_RECORDED DATA_:
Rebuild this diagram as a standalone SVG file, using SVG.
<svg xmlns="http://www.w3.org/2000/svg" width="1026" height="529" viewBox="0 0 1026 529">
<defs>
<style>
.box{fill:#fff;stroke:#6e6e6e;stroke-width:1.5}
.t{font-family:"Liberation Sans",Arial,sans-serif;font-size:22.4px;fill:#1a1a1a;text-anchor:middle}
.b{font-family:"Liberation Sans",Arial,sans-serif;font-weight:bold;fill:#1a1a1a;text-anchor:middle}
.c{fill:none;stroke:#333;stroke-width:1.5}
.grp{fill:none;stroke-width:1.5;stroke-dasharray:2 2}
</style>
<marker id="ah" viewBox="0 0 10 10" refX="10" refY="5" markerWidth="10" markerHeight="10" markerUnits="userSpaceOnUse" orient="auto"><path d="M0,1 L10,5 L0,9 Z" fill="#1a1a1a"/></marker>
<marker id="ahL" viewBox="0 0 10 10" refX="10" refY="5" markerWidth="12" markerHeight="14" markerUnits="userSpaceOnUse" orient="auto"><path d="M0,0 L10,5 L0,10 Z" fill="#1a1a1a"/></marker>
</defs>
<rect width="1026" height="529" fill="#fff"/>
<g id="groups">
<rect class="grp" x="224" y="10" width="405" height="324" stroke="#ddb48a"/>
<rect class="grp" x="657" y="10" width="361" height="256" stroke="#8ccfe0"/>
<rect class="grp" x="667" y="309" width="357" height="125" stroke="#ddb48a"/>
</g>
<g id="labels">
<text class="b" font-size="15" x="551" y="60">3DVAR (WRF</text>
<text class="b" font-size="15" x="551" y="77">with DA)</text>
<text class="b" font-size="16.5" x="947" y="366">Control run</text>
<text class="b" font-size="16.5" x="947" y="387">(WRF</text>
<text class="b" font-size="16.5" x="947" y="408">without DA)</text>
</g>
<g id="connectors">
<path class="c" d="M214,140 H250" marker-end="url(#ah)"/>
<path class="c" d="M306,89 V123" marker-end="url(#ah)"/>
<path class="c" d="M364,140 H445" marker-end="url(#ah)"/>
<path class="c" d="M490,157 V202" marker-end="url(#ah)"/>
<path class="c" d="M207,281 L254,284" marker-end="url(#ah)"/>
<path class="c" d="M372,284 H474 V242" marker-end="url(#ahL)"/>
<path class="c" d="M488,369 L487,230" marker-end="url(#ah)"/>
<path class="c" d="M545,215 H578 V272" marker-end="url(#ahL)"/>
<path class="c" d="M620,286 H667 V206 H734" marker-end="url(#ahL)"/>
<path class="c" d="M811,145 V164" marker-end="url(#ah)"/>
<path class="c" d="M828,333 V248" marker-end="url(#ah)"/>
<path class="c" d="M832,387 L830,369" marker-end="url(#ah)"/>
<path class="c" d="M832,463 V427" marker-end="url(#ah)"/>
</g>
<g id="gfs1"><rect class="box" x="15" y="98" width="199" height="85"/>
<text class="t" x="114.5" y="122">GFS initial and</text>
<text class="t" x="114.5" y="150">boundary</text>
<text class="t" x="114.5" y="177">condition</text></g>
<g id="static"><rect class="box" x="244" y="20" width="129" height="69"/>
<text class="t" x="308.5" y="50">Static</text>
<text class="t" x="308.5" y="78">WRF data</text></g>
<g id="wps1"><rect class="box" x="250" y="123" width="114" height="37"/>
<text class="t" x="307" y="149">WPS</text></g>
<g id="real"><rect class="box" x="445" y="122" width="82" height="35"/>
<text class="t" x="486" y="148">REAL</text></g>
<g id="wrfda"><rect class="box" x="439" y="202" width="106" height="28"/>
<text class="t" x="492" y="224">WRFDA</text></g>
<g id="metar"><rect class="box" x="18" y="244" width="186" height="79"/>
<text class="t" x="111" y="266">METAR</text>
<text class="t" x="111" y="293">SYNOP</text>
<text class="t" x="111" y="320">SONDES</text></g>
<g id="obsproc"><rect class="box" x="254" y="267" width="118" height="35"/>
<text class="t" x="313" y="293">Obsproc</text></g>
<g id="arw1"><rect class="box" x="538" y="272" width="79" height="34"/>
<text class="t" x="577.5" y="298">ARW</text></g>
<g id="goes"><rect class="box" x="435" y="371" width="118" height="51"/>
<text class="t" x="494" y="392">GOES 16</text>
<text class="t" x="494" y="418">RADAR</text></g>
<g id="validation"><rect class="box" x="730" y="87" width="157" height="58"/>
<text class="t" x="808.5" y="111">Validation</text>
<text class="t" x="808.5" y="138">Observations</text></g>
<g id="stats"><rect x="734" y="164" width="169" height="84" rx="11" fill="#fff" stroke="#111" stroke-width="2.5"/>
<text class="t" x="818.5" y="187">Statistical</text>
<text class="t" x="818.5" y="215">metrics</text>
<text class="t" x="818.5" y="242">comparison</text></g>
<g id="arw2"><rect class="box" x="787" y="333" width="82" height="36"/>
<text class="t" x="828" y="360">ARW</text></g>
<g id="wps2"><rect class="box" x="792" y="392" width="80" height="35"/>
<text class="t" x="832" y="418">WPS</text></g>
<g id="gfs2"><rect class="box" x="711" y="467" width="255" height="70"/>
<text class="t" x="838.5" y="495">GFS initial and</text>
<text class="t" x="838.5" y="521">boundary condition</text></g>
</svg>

_WHAT YOU SHOULD DO_:
The data above must be returned in full, exactly as written.

_SOLUTION BELOW_:
Rebuild this diagram as a standalone SVG file, using SVG.
<svg xmlns="http://www.w3.org/2000/svg" width="1026" height="529" viewBox="0 0 1026 529">
<defs>
<style>
.box{fill:#fff;stroke:#6e6e6e;stroke-width:1.5}
.t{font-family:"Liberation Sans",Arial,sans-serif;font-size:22.4px;fill:#1a1a1a;text-anchor:middle}
.b{font-family:"Liberation Sans",Arial,sans-serif;font-weight:bold;fill:#1a1a1a;text-anchor:middle}
.c{fill:none;stroke:#333;stroke-width:1.5}
.grp{fill:none;stroke-width:1.5;stroke-dasharray:2 2}
</style>
<marker id="ah" viewBox="0 0 10 10" refX="10" refY="5" markerWidth="10" markerHeight="10" markerUnits="userSpaceOnUse" orient="auto"><path d="M0,1 L10,5 L0,9 Z" fill="#1a1a1a"/></marker>
<marker id="ahL" viewBox="0 0 10 10" refX="10" refY="5" markerWidth="12" markerHeight="14" markerUnits="userSpaceOnUse" orient="auto"><path d="M0,0 L10,5 L0,10 Z" fill="#1a1a1a"/></marker>
</defs>
<rect width="1026" height="529" fill="#fff"/>
<g id="groups">
<rect class="grp" x="224" y="10" width="405" height="324" stroke="#ddb48a"/>
<rect class="grp" x="657" y="10" width="361" height="256" stroke="#8ccfe0"/>
<rect class="grp" x="667" y="309" width="357" height="125" stroke="#ddb48a"/>
</g>
<g id="labels">
<text class="b" font-size="15" x="551" y="60">3DVAR (WRF</text>
<text class="b" font-size="15" x="551" y="77">with DA)</text>
<text class="b" font-size="16.5" x="947" y="366">Control run</text>
<text class="b" font-size="16.5" x="947" y="387">(WRF</text>
<text class="b" font-size="16.5" x="947" y="408">without DA)</text>
</g>
<g id="connectors">
<path class="c" d="M214,140 H250" marker-end="url(#ah)"/>
<path class="c" d="M306,89 V123" marker-end="url(#ah)"/>
<path class="c" d="M364,140 H445" marker-end="url(#ah)"/>
<path class="c" d="M490,157 V202" marker-end="url(#ah)"/>
<path class="c" d="M207,281 L254,284" marker-end="url(#ah)"/>
<path class="c" d="M372,284 H474 V242" marker-end="url(#ahL)"/>
<path class="c" d="M488,369 L487,230" marker-end="url(#ah)"/>
<path class="c" d="M545,215 H578 V272" marker-end="url(#ahL)"/>
<path class="c" d="M620,286 H667 V206 H734" marker-end="url(#ahL)"/>
<path class="c" d="M811,145 V164" marker-end="url(#ah)"/>
<path class="c" d="M828,333 V248" marker-end="url(#ah)"/>
<path class="c" d="M832,387 L830,369" marker-end="url(#ah)"/>
<path class="c" d="M832,463 V427" marker-end="url(#ah)"/>
</g>
<g id="gfs1"><rect class="box" x="15" y="98" width="199" height="85"/>
<text class="t" x="114.5" y="122">GFS initial and</text>
<text class="t" x="114.5" y="150">boundary</text>
<text class="t" x="114.5" y="177">condition</text></g>
<g id="static"><rect class="box" x="244" y="20" width="129" height="69"/>
<text class="t" x="308.5" y="50">Static</text>
<text class="t" x="308.5" y="78">WRF data</text></g>
<g id="wps1"><rect class="box" x="250" y="123" width="114" height="37"/>
<text class="t" x="307" y="149">WPS</text></g>
<g id="real"><rect class="box" x="445" y="122" width="82" height="35"/>
<text class="t" x="486" y="148">REAL</text></g>
<g id="wrfda"><rect class="box" x="439" y="202" width="106" height="28"/>
<text class="t" x="492" y="224">WRFDA</text></g>
<g id="metar"><rect class="box" x="18" y="244" width="186" height="79"/>
<text class="t" x="111" y="266">METAR</text>
<text class="t" x="111" y="293">SYNOP</text>
<text class="t" x="111" y="320">SONDES</text></g>
<g id="obsproc"><rect class="box" x="254" y="267" width="118" height="35"/>
<text class="t" x="313" y="293">Obsproc</text></g>
<g id="arw1"><rect class="box" x="538" y="272" width="79" height="34"/>
<text class="t" x="577.5" y="298">ARW</text></g>
<g id="goes"><rect class="box" x="435" y="371" width="118" height="51"/>
<text class="t" x="494" y="392">GOES 16</text>
<text class="t" x="494" y="418">RADAR</text></g>
<g id="validation"><rect class="box" x="730" y="87" width="157" height="58"/>
<text class="t" x="808.5" y="111">Validation</text>
<text class="t" x="808.5" y="138">Observations</text></g>
<g id="stats"><rect x="734" y="164" width="169" height="84" rx="11" fill="#fff" stroke="#111" stroke-width="2.5"/>
<text class="t" x="818.5" y="187">Statistical</text>
<text class="t" x="818.5" y="215">metrics</text>
<text class="t" x="818.5" y="242">comparison</text></g>
<g id="arw2"><rect class="box" x="787" y="333" width="82" height="36"/>
<text class="t" x="828" y="360">ARW</text></g>
<g id="wps2"><rect class="box" x="792" y="392" width="80" height="35"/>
<text class="t" x="832" y="418">WPS</text></g>
<g id="gfs2"><rect class="box" x="711" y="467" width="255" height="70"/>
<text class="t" x="838.5" y="495">GFS initial and</text>
<text class="t" x="838.5" y="521">boundary condition</text></g>
</svg>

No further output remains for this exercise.